Fulacht fia, Shinnagh, Co. Mayo
Co. Mayo |
Settlement Sites
Scattered across the Irish landscape in their thousands, fulachtaí fia are among the most common yet least understood prehistoric monuments in the country.
These horseshoe-shaped mounds of burnt and shattered stone, typically found near water sources, are thought to date from the Bronze Age, roughly 1500 to 500 BC, and are generally interpreted as ancient cooking sites. The method involved heating stones in a fire, dropping them into a water-filled trough until the water boiled, and then using that heat to cook meat. The cracked, fire-damaged stones were discarded into a heap after each use, and it is those accumulated heaps that survive as the low, dark mounds visible today. One such monument lies at Shinnagh in County Mayo, a quiet addition to a type of site that appears in boggy ground and riverside margins across almost every county in Ireland.

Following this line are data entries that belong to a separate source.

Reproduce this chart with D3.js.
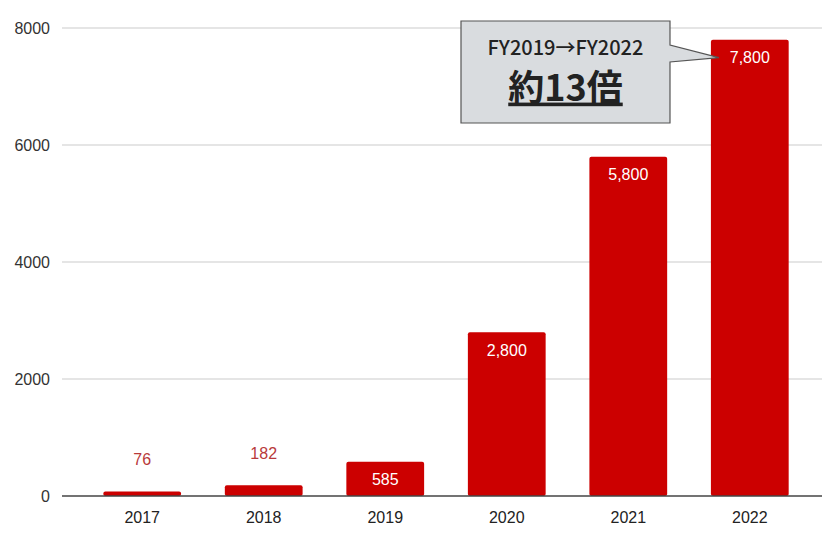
<!DOCTYPE html>
<html>
<head>
<meta charset="UTF-8">
<script src="https://d3js.org/d3.v7.min.js"></script>
<style>
  body { margin: 0; background: #fff; }
  svg { display: block; }
</style>
</head>
<body>
<div id="chart"></div>
<script>
var years = ["2017", "2018", "2019", "2020", "2021", "2022"];
var values = [76, 182, 585, 2800, 5800, 7800];
var valueLabels = ["76", "182", "585", "2,800", "5,800", "7,800"];
var yTicks = [0, 2000, 4000, 6000, 8000];
var calloutTop = "FY2019\u2192FY2022";
var calloutMain = "約13倍";

var width = 834, height = 540;
var svg = d3.select("#chart").append("svg")
    .attr("width", width).attr("height", height);

var x = d3.scaleBand().domain(years).range([62, 830])
    .paddingInner(0.36).paddingOuter(0.34);
var y = d3.scaleLinear().domain([0, 8000]).range([496, 28]);

// gridlines
svg.append("g").selectAll("line")
    .data(yTicks.filter(d => d > 0))
    .join("line")
    .attr("x1", 62).attr("x2", 822)
    .attr("y1", d => y(d)).attr("y2", d => y(d))
    .attr("stroke", "#dcdcdc").attr("stroke-width", 1.5);

// y labels
var yaxis = d3.axisLeft(y).tickValues(yTicks).tickFormat(d3.format("d"))
    .tickSize(0).tickPadding(12);
svg.append("g").attr("transform", "translate(62,0)").call(yaxis)
    .call(g => g.select(".domain").remove())
    .selectAll("text")
    .attr("font-family", "'Liberation Sans', Arial, sans-serif")
    .attr("font-size", 16).attr("fill", "#333");

// bars
var data = years.map((yr, i) => ({ year: yr, value: values[i], label: valueLabels[i] }));
svg.append("g").selectAll("rect").data(data).join("rect")
    .attr("x", d => x(d.year))
    .attr("y", d => y(d.value))
    .attr("width", x.bandwidth())
    .attr("height", d => y(0) - y(d.value))
    .attr("rx", 2)
    .attr("fill", "#cc0000");

// baseline
svg.append("line").attr("x1", 62).attr("x2", 822)
    .attr("y1", y(0)).attr("y2", y(0))
    .attr("stroke", "#444").attr("stroke-width", 1.5);

// value labels
svg.append("g").selectAll("text").data(data).join("text")
    .attr("x", d => x(d.year) + x.bandwidth() / 2)
    .attr("y", d => d.value < 500 ? y(d.value) - 32 : y(d.value) + 18)
    .attr("dy", "0.35em")
    .attr("text-anchor", "middle")
    .attr("font-family", "'Liberation Sans', Arial, sans-serif")
    .attr("font-size", 16)
    .attr("fill", d => d.value < 500 ? "#b83a3a" : "#fff")
    .text(d => d.label);

// x labels
var xaxis = d3.axisBottom(x).tickSize(0).tickPadding(16);
svg.append("g").attr("transform", "translate(0," + y(0) + ")").call(xaxis)
    .call(g => g.select(".domain").remove())
    .selectAll("text")
    .attr("font-family", "'Liberation Sans', Arial, sans-serif")
    .attr("font-size", 16).attr("fill", "#222");

// callout
var bx = 461, by = 21, bw = 209, bh = 102;
var tipX = x("2022") + 8, tipY = y(7800) + 18;
var callout = svg.append("g");
callout.append("path")
    .attr("d", "M" + bx + "," + by + "H" + (bx + bw) + "V45L" + tipX + "," + tipY +
        "L" + (bx + bw) + ",62V" + (by + bh) + "H" + bx + "Z")
    .attr("fill", "#d9dcdf").attr("stroke", "#555").attr("stroke-width", 1.2);
callout.append("text")
    .attr("x", bx + bw / 2).attr("y", 48).attr("dy", "0.35em")
    .attr("text-anchor", "middle")
    .attr("font-family", "'Noto Sans CJK JP', sans-serif")
    .attr("font-weight", 500)
    .attr("font-size", 20).attr("fill", "#222")
    .text(calloutTop);
callout.append("text")
    .attr("x", bx + bw / 2).attr("y", 88).attr("dy", "0.35em")
    .attr("text-anchor", "middle")
    .attr("font-family", "'Noto Sans CJK JP', sans-serif")
    .attr("font-weight", "bold")
    .attr("font-size", 36).attr("fill", "#222")
    .attr("text-decoration", "underline")
    .text(calloutMain);
</script>
</body>
</html>
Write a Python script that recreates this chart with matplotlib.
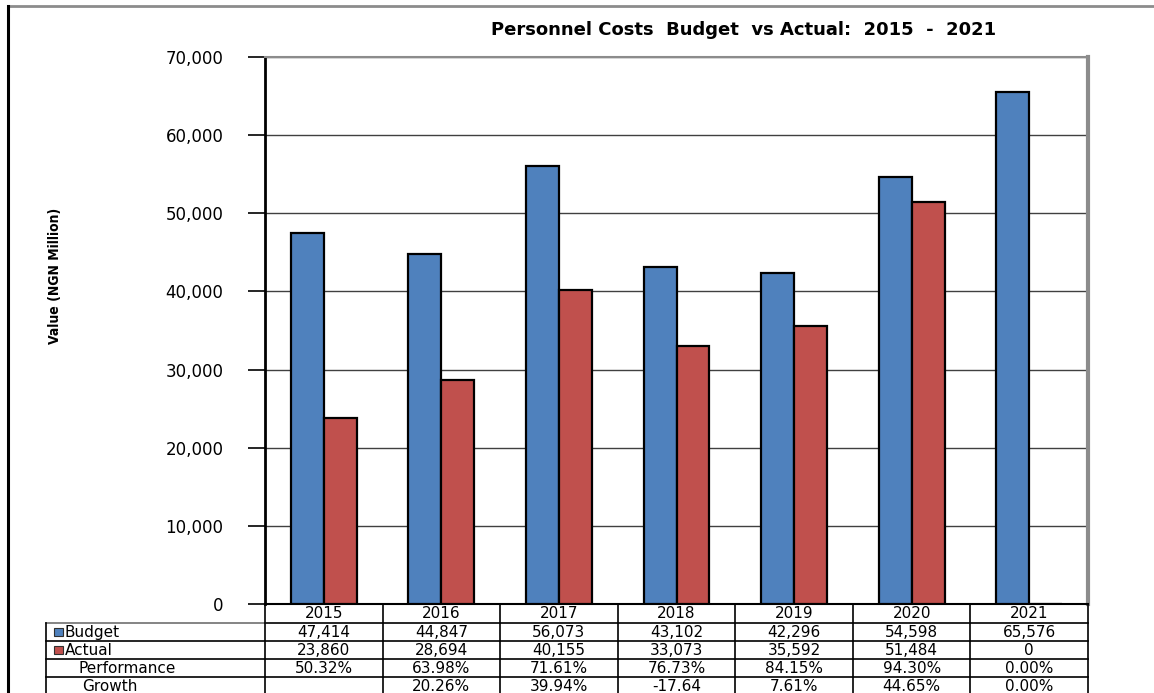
import matplotlib
matplotlib.use("Agg")
import matplotlib.pyplot as plt
from matplotlib.lines import Line2D
from matplotlib.patches import Rectangle

# ---- data ----
years = ["2015", "2016", "2017", "2018", "2019", "2020", "2021"]
budget = [47414, 44847, 56073, 43102, 42296, 54598, 65576]
actual = [23860, 28694, 40155, 33073, 35592, 51484, 0]
performance = ["50.32%", "63.98%", "71.61%", "76.73%", "84.15%", "94.30%", "0.00%"]
growth = ["", "20.26%", "39.94%", "-17.64", "7.61%", "44.65%", "0.00%"]
yticks = [0, 10000, 20000, 30000, 40000, 50000, 60000, 70000]

BLUE = "#4F81BD"
RED = "#C0504D"

W, H = 1154, 693
fig = plt.figure(figsize=(W / 100, H / 100), dpi=100)
fig.patch.set_facecolor("white")

# plot area in pixel coordinates
px_l, px_r, px_t, px_b = 265, 1088, 57, 604
ax = fig.add_axes([px_l / W, (H - px_b) / H, (px_r - px_l) / W, (px_b - px_t) / H])

n = len(years)
xs = list(range(n))
bw = 0.28
ax.bar([x - bw / 2 for x in xs], budget, width=bw, color=BLUE,
       edgecolor="black", linewidth=1.6, zorder=3)
ax.bar([x + bw / 2 for x in xs], actual, width=bw, color=RED,
       edgecolor="black", linewidth=1.6, zorder=3)

ax.set_xlim(-0.5, n - 0.5)
ax.set_ylim(0, 70000)
ax.set_yticks(yticks)
ax.set_yticklabels([f"{v:,}" for v in yticks], fontsize=12, family="DejaVu Sans")
ax.tick_params(axis="y", length=12, width=1.2, pad=18, color="black")
ax.set_xticks([])
ax.yaxis.grid(True, color="#404040", linewidth=1.0, zorder=0)

for side in ("top", "right"):
    ax.spines[side].set_color("#8c8c8c")
ax.spines["top"].set_linewidth(1.5)
ax.spines["right"].set_linewidth(3)
ax.spines["left"].set_linewidth(2)
ax.spines["bottom"].set_linewidth(1.5)

ax.set_ylabel("Value (NGN Million)", fontsize=10, fontweight="bold",
              fontstretch="condensed", family="DejaVu Sans")
ax.yaxis.set_label_coords((62 - px_l) / (px_r - px_l), 0.60)

# title
fig.text(744 / W, 1 - 30 / H, "Personnel Costs  Budget  vs Actual:  2015  -  2021",
         ha="center", va="center", fontsize=13, fontweight="bold",
         family="DejaVu Sans")

# ---- data table under the plot ----
def fy(ypx):
    return 1 - ypx / H

def fx(xpx):
    return xpx / W

line_kw = dict(color="black", linewidth=1.2, transform=fig.transFigure)
row_edges = [604, 623, 641, 659, 677, 695]
col_edges = [px_l + i * (px_r - px_l) / n for i in range(n + 1)]
tab_left = 46

# horizontal lines
fig.add_artist(Line2D([fx(px_l), fx(px_r)], [fy(623), fy(623)], **line_kw))
for y in row_edges[2:5]:
    fig.add_artist(Line2D([fx(tab_left), fx(px_r)], [fy(y), fy(y)], **line_kw))
fig.add_artist(Line2D([fx(tab_left), fx(px_l)], [fy(623), fy(623)],
                      color="#707070", linewidth=1.2, transform=fig.transFigure))
# vertical lines
for x in col_edges:
    fig.add_artist(Line2D([fx(x), fx(x)], [fy(604), fy(695)], **line_kw))
fig.add_artist(Line2D([fx(tab_left), fx(tab_left)], [fy(623), fy(695)], **line_kw))

cell_font = dict(fontsize=11, family="DejaVu Sans", va="center", ha="center")
rows = [
    [f"{v:,}" for v in budget],
    [f"{v:,}" for v in actual],
    performance,
    growth,
]
for i, yr in enumerate(years):
    cx = (col_edges[i] + col_edges[i + 1]) / 2
    fig.text(fx(cx), fy(614), yr, **cell_font)
    for r, vals in enumerate(rows):
        cy = (row_edges[r + 1] + row_edges[r + 2]) / 2 + 0.5
        fig.text(fx(cx), fy(cy), vals[i], **cell_font)

label_font = dict(fontsize=11, family="DejaVu Sans", va="center", ha="left")
row_labels = [("Budget", 65), ("Actual", 65), ("Performance", 78), ("Growth", 82)]
for r, (lab, xpx) in enumerate(row_labels):
    cy = (row_edges[r + 1] + row_edges[r + 2]) / 2 + 0.5
    fig.text(fx(xpx), fy(cy), lab, **label_font)

# legend keys in the table
for r, col in enumerate([BLUE, RED]):
    cy = (row_edges[r + 1] + row_edges[r + 2]) / 2
    fig.add_artist(Rectangle((fx(54), fy(cy + 4)), 9 / W, 8 / H, facecolor=col,
                             edgecolor="#303030", linewidth=0.8,
                             transform=fig.transFigure))

# outer chart frame
fig.add_artist(Line2D([fx(8), fx(W)], [fy(6), fy(6)], color="#8c8c8c",
                      linewidth=2, transform=fig.transFigure))
fig.add_artist(Line2D([fx(8), fx(8)], [fy(6), fy(H)], color="black",
                      linewidth=2.2, transform=fig.transFigure))

fig.savefig("out.png", dpi=100, facecolor="white")
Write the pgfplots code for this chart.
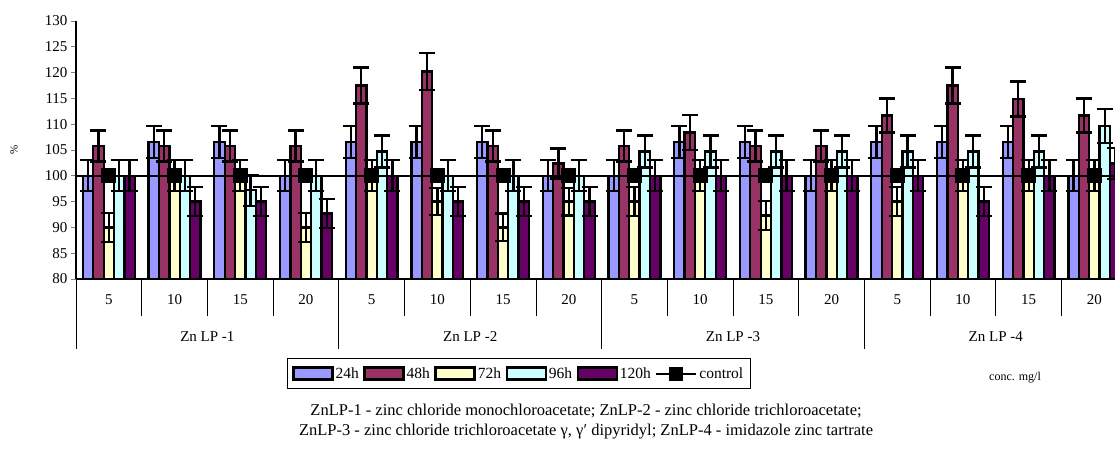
\documentclass[border=0pt]{standalone}
\usepackage{pgfplots}
\pgfplotsset{compat=1.18}
\usepackage{pgfplotstable}
\usepackage{fontspec}
\setmainfont{Liberation Serif}

\definecolor{c24}{HTML}{9999FF}
\definecolor{c48}{HTML}{993366}
\definecolor{c72}{HTML}{FFFFCC}
\definecolor{c96}{HTML}{CCFFFF}
\definecolor{c120}{HTML}{660066}

% x = category index (5,10,15,20 mg/l for each of ZnLP-1..4), value and error per time
\pgfplotstableread{
x  y1    e1   y2    e2   y3   e3   y4    e4   y5    e5
0  100   3    105.8 3    90   2.8  100   3    100   3
1  106.6 3.1  105.8 3    100  3    100   3    95    2.8
2  106.6 3.1  105.8 3    100  3    97.2  3    95    2.8
3  100   3    105.8 3    90   2.8  100   3    92.7  2.8
4  106.6 3.1  117.5 3.5  100  3    104.7 3.1  100   3
5  106.6 3.1  120.2 3.6  95   2.6  100   3    95    2.8
6  106.6 3.1  105.8 3    90   2.7  100   3    95    2.8
7  100   3    102.4 2.9  95   2.7  100   3    95    2.8
8  100   3    105.8 3    95   2.8  104.7 3.1  100   3
9  106.6 3.1  108.4 3.4  100  3    104.7 3.1  100   3
10 106.6 3.1  105.8 3    92.3 2.8  104.7 3.1  100   3
11 100   3    105.8 3    100  3    104.7 3.1  100   3
12 106.6 3.1  111.7 3.3  95   2.8  104.7 3.1  100   3
13 106.6 3.1  117.5 3.5  100  3    104.7 3.1  95    2.8
14 106.6 3.1  114.9 3.4  100  3    104.7 3.1  100   3
15 100   3    111.7 3.3  100  3    109.6 3.3  102.4 3
}\data

\pgfplotsset{
  barerr/.style={
    draw=black, line width=2.3pt,
    legend image code/.code={\draw[##1, line width=2.3pt] (0pt,-6pt) rectangle (39pt,6pt);},
    error bars/y dir=both, error bars/y explicit,
    error bars/error bar style={line width=2.3pt, black},
    error bars/error mark options={rotate=90, line width=2.3pt, mark size=8pt, black},
  },
}

\begin{document}
\begin{tikzpicture}
\begin{axis}[
    name=ax,
    width=1051.2pt, height=258pt, scale only axis,
    ybar=0pt, bar width=0.158,
    xmin=-0.5, xmax=15.5,
    ymin=80, ymax=130,
    ytick={80,85,...,130},
    axis x line*=bottom, axis y line*=left,
    axis line style={line width=1.3pt},
    xtick={0,...,15},
    xticklabels={5,10,15,20,5,10,15,20,5,10,15,20,5,10,15,20},
    xtick style={draw=none},
    ytick style={line width=1pt},
    major tick length=5pt, tick align=outside,
    ticklabel style={font=\fontsize{15}{17}\selectfont},
    xticklabel style={yshift=-7pt},
    /pgf/number format/assume math mode=true,
    clip=false,
    legend columns=6,
    legend style={at={(0.2007,-0.3062)}, anchor=north west,
      draw=black, line width=0.8pt, inner xsep=5pt, inner ysep=7pt,
      font=\fontsize{15.5}{18}\selectfont,
      /tikz/every even column/.append style={column sep=2.5pt}},
]
\addplot[fill=c24, barerr]  table[x=x, y=y1, y error=e1] {\data};
\addplot[fill=c48, barerr]  table[x=x, y=y2, y error=e2] {\data};
\addplot[fill=c72, barerr]  table[x=x, y=y3, y error=e3] {\data};
\addplot[fill=c96, barerr]  table[x=x, y=y4, y error=e4] {\data};
\addplot[fill=c120, barerr] table[x=x, y=y5, y error=e5] {\data};

\addplot[sharp plot, black, line width=2pt, forget plot] coordinates {(-0.5,100) (15.5,100)};
\addplot[sharp plot, black, line width=2pt, mark=square*, mark size=6.5pt,
  legend image code/.code={
    \draw[black, line width=2pt] (0pt,0pt) -- (40pt,0pt);
    \fill[black] (14pt,-6pt) rectangle (26pt,6pt);}]
  coordinates {(0,100) (1,100) (2,100) (3,100) (4,100) (5,100) (6,100) (7,100)
    (8,100) (9,100) (10,100) (11,100) (12,100) (13,100) (14,100) (15,100)};
\legend{24h,48h,72h,96h,120h,control}

% category and group separators below the axis
\pgfplotsinvokeforeach{0.5,1.5,2.5,4.5,5.5,6.5,8.5,9.5,10.5,12.5,13.5,14.5}{
  \draw[line width=0.8pt] (axis cs:#1,80) -- ++(0pt,-37pt);}
\pgfplotsinvokeforeach{-0.5,3.5,7.5,11.5}{
  \draw[line width=0.8pt] (axis cs:#1,80) -- ++(0pt,-70pt);}
\node[font=\fontsize{15}{17}\selectfont] at (axis cs:1.5,80) [yshift=-58pt] {Zn LP -1};
\node[font=\fontsize{15}{17}\selectfont] at (axis cs:5.5,80) [yshift=-58pt] {Zn LP -2};
\node[font=\fontsize{15}{17}\selectfont] at (axis cs:9.5,80) [yshift=-58pt] {Zn LP -3};
\node[font=\fontsize{15}{17}\selectfont] at (axis cs:13.5,80) [yshift=-58pt] {Zn LP -4};
\end{axis}

\node[rotate=90, font=\fontsize{11}{13}\selectfont] at ([xshift=-62pt]ax.west) {\%};
\node[font=\fontsize{12}{14}\selectfont] at ([xshift=939pt, yshift=-99pt]ax.south west) {conc. mg/l};
\node[font=\fontsize{16.5}{20}\selectfont, align=center] at ([xshift=510pt, yshift=-143pt]ax.south west)
  {ZnLP-1 - zinc chloride monochloroacetate; ZnLP-2 - zinc chloride trichloroacetate;\\
   ZnLP-3 - zinc chloride trichloroacetate γ, γ′ dipyridyl; ZnLP-4 - imidazole zinc tartrate};

\pgfresetboundingbox
\path (ax.south west) ++(-76pt,-174pt) rectangle ++(1115pt,453pt);
\end{tikzpicture}
\end{document}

The presence of a fulacht fia at Shinnagh places the townland within a broader pattern of Bronze Age activity across the Mayo landscape, a county where prehistoric settlement has left its mark in everything from megalithic tombs to field systems preserved beneath blanket bog. Mayo's wet terrain, with its abundance of streams, springs, and waterlogged hollows, made it well suited to the kind of activity these monuments represent. Whether the sites were purely functional cooking spots, or served some additional communal or ritual purpose, remains a matter of ongoing discussion among archaeologists. The sheer number of surviving examples across Ireland suggests they were a routine and repeated feature of prehistoric life rather than anything exceptional, which makes each individual site a small, legible fragment of daily existence from more than three thousand years ago.